Exercise brief: Search the listing for the string "this" and copy every line that contains it.

Given data:

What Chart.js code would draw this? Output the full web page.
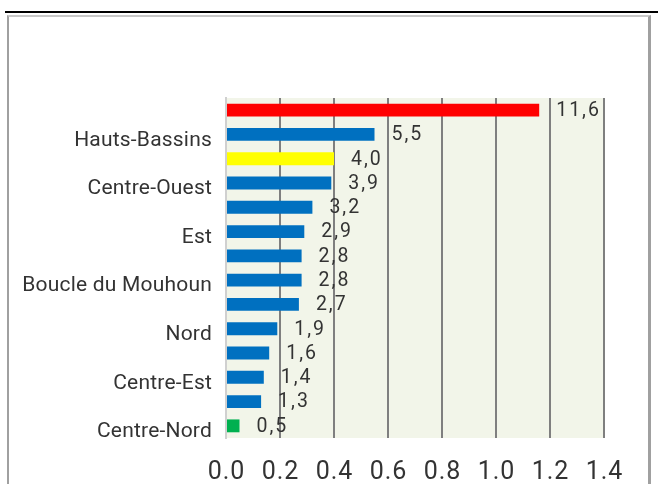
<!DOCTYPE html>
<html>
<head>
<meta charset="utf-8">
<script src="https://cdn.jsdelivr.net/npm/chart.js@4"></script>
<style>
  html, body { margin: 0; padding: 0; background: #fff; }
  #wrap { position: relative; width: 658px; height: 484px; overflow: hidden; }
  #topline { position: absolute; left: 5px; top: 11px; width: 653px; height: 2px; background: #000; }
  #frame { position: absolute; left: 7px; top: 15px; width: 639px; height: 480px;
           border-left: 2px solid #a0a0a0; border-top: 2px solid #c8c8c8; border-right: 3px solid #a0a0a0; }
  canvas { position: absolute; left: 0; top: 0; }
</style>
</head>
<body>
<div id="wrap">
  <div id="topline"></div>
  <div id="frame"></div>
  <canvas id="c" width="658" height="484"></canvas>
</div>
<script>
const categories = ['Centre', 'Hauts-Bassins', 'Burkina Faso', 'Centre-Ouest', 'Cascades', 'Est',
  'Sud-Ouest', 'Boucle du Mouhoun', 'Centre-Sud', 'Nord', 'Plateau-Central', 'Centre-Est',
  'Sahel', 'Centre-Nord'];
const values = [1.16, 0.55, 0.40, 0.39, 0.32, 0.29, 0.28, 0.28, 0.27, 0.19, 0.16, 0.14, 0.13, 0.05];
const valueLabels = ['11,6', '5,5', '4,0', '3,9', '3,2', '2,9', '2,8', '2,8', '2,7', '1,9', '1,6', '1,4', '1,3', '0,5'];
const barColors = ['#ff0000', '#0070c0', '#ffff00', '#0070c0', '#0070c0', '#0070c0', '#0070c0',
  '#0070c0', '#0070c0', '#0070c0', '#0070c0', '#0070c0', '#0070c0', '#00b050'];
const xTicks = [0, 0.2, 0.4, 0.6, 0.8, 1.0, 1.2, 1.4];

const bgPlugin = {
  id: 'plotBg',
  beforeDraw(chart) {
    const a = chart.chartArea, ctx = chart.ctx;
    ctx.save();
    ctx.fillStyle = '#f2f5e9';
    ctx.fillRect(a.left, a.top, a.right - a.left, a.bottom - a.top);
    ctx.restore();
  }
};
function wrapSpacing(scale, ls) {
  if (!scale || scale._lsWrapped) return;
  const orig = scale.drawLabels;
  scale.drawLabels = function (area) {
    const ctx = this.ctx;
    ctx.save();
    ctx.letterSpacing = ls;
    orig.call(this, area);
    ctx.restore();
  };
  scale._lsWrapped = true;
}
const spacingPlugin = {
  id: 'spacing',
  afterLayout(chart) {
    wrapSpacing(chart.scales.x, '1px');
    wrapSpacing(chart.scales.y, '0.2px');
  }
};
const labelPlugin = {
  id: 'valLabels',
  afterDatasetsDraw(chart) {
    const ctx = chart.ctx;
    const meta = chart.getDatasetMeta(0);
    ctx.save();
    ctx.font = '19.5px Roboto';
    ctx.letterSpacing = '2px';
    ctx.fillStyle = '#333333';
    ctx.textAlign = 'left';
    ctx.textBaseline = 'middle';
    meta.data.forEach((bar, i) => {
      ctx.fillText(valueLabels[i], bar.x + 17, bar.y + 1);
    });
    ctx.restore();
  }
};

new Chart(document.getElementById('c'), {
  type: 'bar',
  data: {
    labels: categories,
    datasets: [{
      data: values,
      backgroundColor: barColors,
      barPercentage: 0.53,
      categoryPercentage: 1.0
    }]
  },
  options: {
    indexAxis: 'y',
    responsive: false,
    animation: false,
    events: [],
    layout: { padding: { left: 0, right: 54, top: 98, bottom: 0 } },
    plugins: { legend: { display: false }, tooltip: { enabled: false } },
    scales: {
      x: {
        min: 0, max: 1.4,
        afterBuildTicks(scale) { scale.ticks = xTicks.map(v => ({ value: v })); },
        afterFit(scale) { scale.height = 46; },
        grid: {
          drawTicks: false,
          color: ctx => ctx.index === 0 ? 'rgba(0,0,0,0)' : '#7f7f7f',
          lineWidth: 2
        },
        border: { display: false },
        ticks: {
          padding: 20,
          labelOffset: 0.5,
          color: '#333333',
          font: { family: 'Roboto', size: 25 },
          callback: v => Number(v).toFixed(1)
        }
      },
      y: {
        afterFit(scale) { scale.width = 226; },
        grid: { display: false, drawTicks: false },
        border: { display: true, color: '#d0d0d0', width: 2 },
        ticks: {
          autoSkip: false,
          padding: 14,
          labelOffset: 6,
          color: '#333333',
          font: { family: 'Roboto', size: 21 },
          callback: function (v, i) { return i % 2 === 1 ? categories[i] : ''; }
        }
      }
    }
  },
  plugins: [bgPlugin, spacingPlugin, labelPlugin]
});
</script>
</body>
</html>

Task output:
What Chart.js code would draw this? Output the full web page.
    const ctx = this.ctx;
    orig.call(this, area);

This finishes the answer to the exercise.